Анти-Ахматова - Тамара Катаева
Шрифт:
Интервал:
Закладка:
Литературное предприятие синьора Вигорелли было просоветского направления, если не прямо коммунистическое. Союз писателей, возглавлявшийся тогда Сурковым, искал случая подружиться — не теряя собственного достоинства — с «реалистически мыслящими» литераторами Запада. Ахматова оказалась фигурой, идеальной для создавшейся коллизии.
Анатолии НАЙМАН. Рассказы о Анне Ахматовой. Стр. 250
Исайя Берлин, как видим, ни при чем… Но ей хотелось не ценить его подарки, пренебрегать им, она много иронизировала над его выдуманным искательством…

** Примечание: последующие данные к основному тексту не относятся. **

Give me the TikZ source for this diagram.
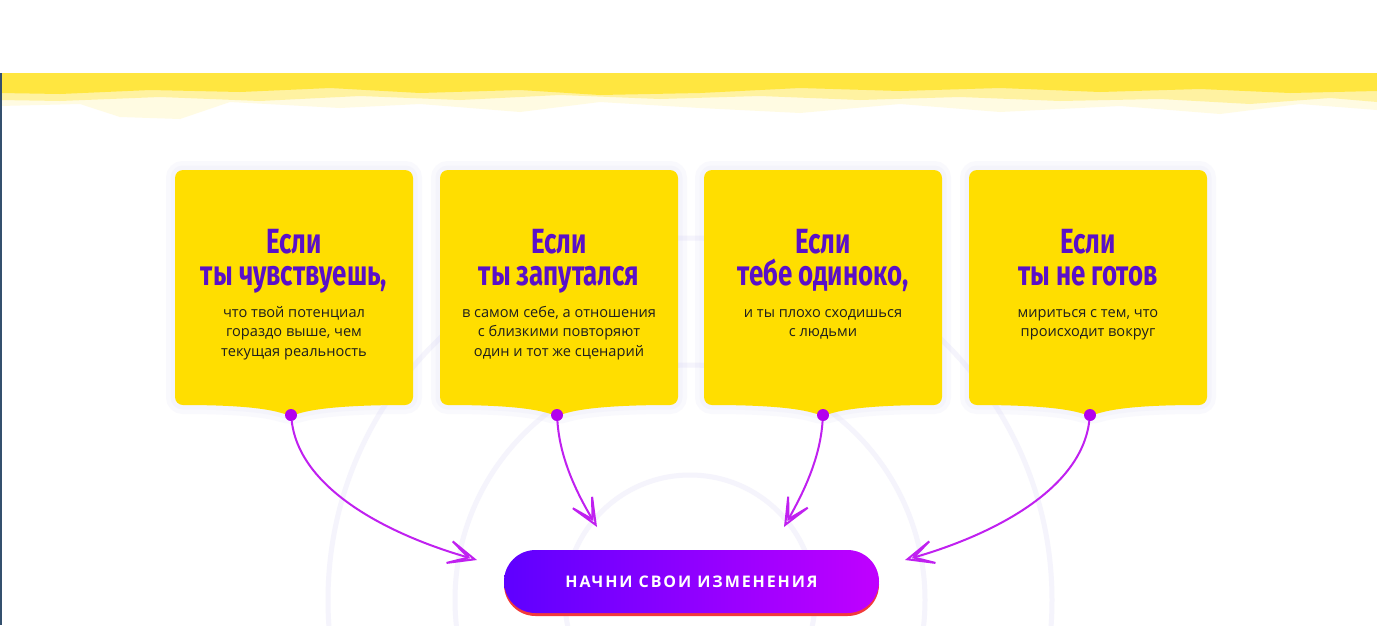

Эту поездку ей устроили, чтобы она не посмела соваться в разгорающееся «Дело Бродского». Она и так бы не стала — трусила, но когда здесь еще и поманили «заграницей» — она не пискнула. А ведь Ахматова была «нищая» — в смысле, что считала, что государство ей дало мало, во всяком случае, «меньше», недодало. В общем, нищая — тогда и нечего терять: ведь лагеря во времена Бродского ей все-таки опасаться не приходилось. Так и что бы было не заступиться? Вишневская с Ростроповичем дали приют у себя в доме Солженицыну — им было что терять, дело было в зените их карьер и богатства, а с Солженицыным они даже друзьями не были — никакой долг их не обязывал.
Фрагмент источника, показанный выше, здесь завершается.